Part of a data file
────────────────
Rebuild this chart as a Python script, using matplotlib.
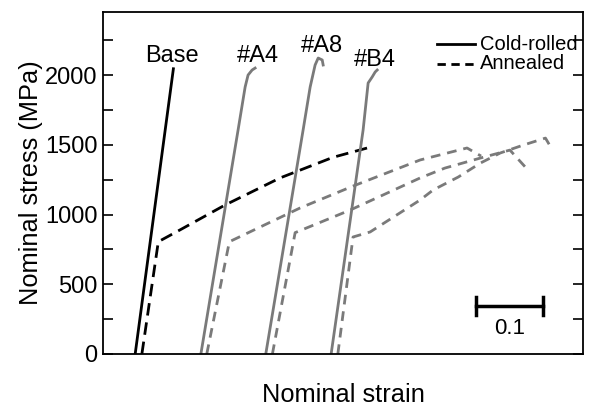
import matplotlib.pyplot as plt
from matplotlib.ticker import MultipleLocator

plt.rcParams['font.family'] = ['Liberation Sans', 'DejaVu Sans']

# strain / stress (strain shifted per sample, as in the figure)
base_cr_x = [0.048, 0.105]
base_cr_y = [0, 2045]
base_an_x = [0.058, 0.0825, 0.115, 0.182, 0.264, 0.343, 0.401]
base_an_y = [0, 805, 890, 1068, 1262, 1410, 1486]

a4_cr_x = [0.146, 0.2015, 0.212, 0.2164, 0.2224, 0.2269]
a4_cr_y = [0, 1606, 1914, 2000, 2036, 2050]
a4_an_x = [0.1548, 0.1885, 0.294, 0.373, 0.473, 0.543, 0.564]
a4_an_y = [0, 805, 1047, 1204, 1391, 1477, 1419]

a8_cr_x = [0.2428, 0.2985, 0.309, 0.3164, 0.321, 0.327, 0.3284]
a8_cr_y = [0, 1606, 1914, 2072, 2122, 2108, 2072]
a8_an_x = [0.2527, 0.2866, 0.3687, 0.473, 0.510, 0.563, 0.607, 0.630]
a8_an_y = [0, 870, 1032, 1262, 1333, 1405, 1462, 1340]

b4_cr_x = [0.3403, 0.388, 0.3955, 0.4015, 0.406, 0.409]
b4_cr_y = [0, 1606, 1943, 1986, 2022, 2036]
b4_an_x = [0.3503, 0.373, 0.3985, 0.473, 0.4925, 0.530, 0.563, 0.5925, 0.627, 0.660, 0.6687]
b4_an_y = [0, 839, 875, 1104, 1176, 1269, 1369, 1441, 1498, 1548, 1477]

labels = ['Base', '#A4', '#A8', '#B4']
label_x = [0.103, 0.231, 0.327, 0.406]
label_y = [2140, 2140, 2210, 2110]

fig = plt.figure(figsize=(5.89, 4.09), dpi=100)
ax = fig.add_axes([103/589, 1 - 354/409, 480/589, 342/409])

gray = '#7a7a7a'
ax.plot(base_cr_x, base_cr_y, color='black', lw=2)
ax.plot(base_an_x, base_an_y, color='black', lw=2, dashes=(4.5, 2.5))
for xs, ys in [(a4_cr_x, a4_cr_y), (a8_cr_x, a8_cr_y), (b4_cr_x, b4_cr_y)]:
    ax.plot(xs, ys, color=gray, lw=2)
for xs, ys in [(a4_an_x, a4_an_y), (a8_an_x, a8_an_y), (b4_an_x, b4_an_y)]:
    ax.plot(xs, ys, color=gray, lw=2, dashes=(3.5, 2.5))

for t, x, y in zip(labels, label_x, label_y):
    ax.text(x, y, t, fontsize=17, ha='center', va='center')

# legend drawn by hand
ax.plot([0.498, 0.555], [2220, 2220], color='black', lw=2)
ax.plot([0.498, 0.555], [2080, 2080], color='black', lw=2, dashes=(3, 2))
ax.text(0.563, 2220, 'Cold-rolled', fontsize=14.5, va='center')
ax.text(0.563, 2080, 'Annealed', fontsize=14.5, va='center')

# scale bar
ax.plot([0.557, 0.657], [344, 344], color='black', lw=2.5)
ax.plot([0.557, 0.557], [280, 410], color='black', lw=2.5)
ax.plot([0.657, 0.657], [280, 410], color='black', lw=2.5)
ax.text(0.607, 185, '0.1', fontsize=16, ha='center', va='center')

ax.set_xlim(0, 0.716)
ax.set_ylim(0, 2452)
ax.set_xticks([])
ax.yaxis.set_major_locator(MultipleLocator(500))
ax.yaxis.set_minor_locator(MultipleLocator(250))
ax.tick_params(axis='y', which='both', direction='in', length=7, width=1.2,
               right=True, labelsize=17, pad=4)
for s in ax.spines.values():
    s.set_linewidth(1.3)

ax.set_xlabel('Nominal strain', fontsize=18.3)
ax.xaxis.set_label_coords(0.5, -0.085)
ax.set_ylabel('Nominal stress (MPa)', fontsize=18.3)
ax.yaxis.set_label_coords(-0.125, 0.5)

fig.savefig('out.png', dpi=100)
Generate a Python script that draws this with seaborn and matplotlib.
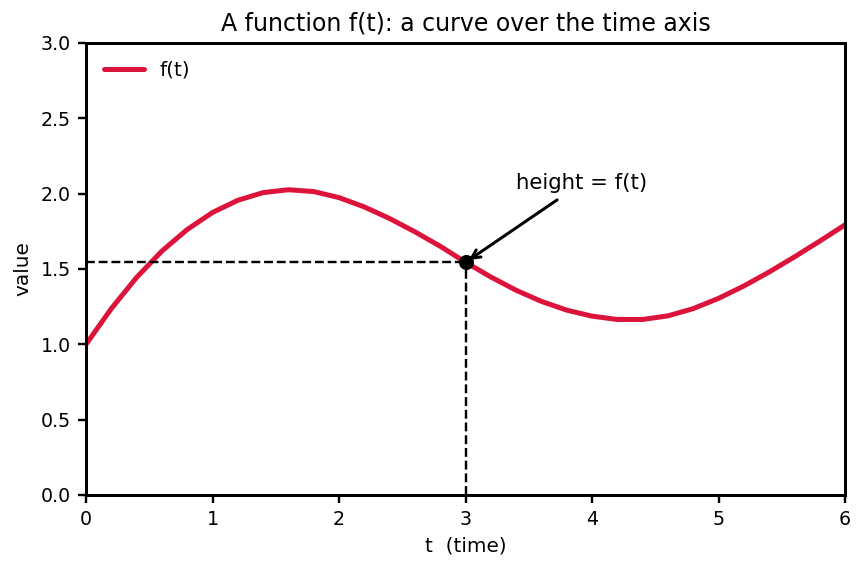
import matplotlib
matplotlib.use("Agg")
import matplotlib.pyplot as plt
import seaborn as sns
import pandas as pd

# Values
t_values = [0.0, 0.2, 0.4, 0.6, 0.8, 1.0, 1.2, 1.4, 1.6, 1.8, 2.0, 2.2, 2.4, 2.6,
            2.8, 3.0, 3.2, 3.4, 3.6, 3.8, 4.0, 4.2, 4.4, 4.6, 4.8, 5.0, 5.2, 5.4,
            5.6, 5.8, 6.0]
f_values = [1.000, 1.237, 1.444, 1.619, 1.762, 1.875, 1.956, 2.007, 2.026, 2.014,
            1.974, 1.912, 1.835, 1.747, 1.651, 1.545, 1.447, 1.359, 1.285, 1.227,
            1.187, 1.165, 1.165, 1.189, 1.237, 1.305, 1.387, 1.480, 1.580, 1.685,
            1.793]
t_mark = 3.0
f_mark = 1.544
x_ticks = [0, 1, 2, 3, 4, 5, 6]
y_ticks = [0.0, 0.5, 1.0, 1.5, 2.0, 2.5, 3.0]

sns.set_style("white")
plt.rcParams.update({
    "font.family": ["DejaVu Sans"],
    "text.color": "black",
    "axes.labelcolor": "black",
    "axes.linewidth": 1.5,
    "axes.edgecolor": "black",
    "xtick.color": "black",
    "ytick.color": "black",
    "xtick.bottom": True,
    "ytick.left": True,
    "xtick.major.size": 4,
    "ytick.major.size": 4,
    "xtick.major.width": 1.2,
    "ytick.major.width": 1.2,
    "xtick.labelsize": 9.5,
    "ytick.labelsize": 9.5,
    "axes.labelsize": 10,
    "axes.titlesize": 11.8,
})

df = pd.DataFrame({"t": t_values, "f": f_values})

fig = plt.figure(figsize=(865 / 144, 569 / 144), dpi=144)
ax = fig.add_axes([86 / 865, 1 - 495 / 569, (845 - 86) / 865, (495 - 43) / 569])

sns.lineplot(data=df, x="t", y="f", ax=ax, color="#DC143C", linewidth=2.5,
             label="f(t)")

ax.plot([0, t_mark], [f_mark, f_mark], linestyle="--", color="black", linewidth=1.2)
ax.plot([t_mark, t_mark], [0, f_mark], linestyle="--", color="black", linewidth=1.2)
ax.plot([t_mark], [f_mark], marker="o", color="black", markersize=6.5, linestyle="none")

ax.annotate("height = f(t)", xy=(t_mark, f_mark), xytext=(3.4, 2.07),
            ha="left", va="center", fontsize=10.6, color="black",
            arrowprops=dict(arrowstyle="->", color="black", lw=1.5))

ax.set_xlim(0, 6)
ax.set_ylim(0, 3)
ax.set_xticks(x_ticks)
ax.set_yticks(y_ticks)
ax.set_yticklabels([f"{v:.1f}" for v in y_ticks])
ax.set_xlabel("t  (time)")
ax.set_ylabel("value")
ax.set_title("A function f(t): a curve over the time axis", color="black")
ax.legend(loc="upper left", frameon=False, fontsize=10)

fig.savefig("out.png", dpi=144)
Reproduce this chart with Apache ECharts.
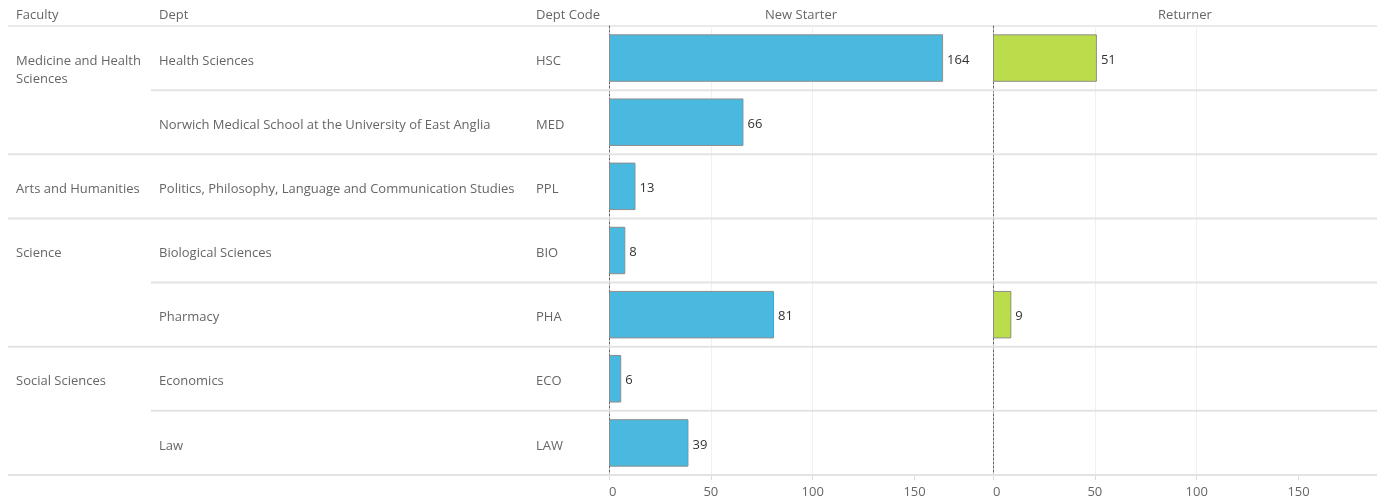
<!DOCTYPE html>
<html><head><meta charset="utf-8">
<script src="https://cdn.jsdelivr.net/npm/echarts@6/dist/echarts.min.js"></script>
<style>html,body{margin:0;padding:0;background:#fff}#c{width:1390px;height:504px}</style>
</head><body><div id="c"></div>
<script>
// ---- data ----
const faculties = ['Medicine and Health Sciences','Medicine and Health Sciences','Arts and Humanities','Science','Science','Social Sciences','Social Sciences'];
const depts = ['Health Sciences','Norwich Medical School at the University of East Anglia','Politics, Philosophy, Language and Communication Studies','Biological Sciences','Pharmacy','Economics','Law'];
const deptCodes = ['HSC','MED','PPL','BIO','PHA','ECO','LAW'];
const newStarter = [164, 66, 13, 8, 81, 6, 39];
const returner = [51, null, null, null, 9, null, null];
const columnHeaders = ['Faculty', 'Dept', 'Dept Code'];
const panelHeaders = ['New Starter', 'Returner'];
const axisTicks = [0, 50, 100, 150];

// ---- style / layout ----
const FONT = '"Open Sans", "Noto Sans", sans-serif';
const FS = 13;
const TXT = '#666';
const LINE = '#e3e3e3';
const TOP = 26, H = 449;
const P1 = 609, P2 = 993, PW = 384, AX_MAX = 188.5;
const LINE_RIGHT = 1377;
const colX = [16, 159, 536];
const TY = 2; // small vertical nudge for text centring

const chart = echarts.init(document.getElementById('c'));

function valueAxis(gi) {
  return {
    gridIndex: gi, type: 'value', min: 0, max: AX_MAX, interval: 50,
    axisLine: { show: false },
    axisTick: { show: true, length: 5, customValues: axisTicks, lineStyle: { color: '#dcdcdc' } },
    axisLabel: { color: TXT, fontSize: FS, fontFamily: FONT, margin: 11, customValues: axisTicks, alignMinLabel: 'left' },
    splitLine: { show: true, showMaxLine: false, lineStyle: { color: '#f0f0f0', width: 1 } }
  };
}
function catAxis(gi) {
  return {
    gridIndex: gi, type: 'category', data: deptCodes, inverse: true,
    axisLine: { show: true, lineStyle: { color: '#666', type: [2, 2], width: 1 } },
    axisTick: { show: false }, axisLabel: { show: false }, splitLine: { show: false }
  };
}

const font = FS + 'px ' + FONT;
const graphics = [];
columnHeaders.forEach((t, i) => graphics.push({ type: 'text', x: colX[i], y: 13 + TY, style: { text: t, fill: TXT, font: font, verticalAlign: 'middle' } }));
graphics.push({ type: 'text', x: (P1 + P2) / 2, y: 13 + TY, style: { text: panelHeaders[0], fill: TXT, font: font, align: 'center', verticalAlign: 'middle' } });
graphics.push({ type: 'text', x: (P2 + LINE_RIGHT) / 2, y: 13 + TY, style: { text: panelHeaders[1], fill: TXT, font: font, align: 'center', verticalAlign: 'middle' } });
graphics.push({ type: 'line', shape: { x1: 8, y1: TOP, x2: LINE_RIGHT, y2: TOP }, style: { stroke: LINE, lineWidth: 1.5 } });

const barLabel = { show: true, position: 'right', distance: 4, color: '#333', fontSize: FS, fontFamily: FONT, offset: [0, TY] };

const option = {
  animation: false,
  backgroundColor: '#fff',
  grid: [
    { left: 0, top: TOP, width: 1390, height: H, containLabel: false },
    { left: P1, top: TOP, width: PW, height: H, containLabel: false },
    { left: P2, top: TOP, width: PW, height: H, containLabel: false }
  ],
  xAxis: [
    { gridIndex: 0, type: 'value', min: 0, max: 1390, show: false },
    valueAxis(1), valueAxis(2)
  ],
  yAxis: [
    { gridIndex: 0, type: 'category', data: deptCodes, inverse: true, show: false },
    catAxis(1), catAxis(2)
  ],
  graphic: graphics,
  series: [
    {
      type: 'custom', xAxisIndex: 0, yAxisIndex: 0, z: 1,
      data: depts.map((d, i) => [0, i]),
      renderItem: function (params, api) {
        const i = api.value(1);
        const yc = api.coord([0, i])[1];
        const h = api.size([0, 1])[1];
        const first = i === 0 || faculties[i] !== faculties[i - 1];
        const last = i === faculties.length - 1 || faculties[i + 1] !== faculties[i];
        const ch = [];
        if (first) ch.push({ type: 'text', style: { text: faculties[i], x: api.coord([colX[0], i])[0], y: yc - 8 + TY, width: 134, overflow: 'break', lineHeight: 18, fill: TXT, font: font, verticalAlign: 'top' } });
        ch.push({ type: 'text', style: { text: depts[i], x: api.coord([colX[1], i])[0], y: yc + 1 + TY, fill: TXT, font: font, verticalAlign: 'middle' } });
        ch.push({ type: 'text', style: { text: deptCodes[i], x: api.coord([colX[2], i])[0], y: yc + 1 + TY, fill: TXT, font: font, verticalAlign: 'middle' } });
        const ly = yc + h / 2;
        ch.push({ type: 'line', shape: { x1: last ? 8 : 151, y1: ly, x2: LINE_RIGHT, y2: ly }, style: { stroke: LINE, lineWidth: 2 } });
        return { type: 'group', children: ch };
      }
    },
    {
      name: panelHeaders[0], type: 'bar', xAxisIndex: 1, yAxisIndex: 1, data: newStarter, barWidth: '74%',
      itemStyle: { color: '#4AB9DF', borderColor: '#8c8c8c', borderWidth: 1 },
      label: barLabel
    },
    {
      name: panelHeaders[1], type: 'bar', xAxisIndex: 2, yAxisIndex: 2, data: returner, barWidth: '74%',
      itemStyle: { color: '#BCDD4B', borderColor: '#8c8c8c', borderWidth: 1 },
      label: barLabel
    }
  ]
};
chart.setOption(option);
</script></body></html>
────────────────
--- WHAT IS BEING ASKED ---
Only the lines from the one with "Generate a Python" down to the one with "y_ticks = [0.0, 0.5, 1.0, 1.5, 2.0, 2.5, 3.0]" belong in your copy, both ends included; write them out exactly and skip any pictures.

--- FULL SOLUTION ---
Generate a Python script that draws this with seaborn and matplotlib.
import matplotlib
matplotlib.use("Agg")
import matplotlib.pyplot as plt
import seaborn as sns
import pandas as pd

# Values
t_values = [0.0, 0.2, 0.4, 0.6, 0.8, 1.0, 1.2, 1.4, 1.6, 1.8, 2.0, 2.2, 2.4, 2.6,
            2.8, 3.0, 3.2, 3.4, 3.6, 3.8, 4.0, 4.2, 4.4, 4.6, 4.8, 5.0, 5.2, 5.4,
            5.6, 5.8, 6.0]
f_values = [1.000, 1.237, 1.444, 1.619, 1.762, 1.875, 1.956, 2.007, 2.026, 2.014,
            1.974, 1.912, 1.835, 1.747, 1.651, 1.545, 1.447, 1.359, 1.285, 1.227,
            1.187, 1.165, 1.165, 1.189, 1.237, 1.305, 1.387, 1.480, 1.580, 1.685,
            1.793]
t_mark = 3.0
f_mark = 1.544
x_ticks = [0, 1, 2, 3, 4, 5, 6]
y_ticks = [0.0, 0.5, 1.0, 1.5, 2.0, 2.5, 3.0]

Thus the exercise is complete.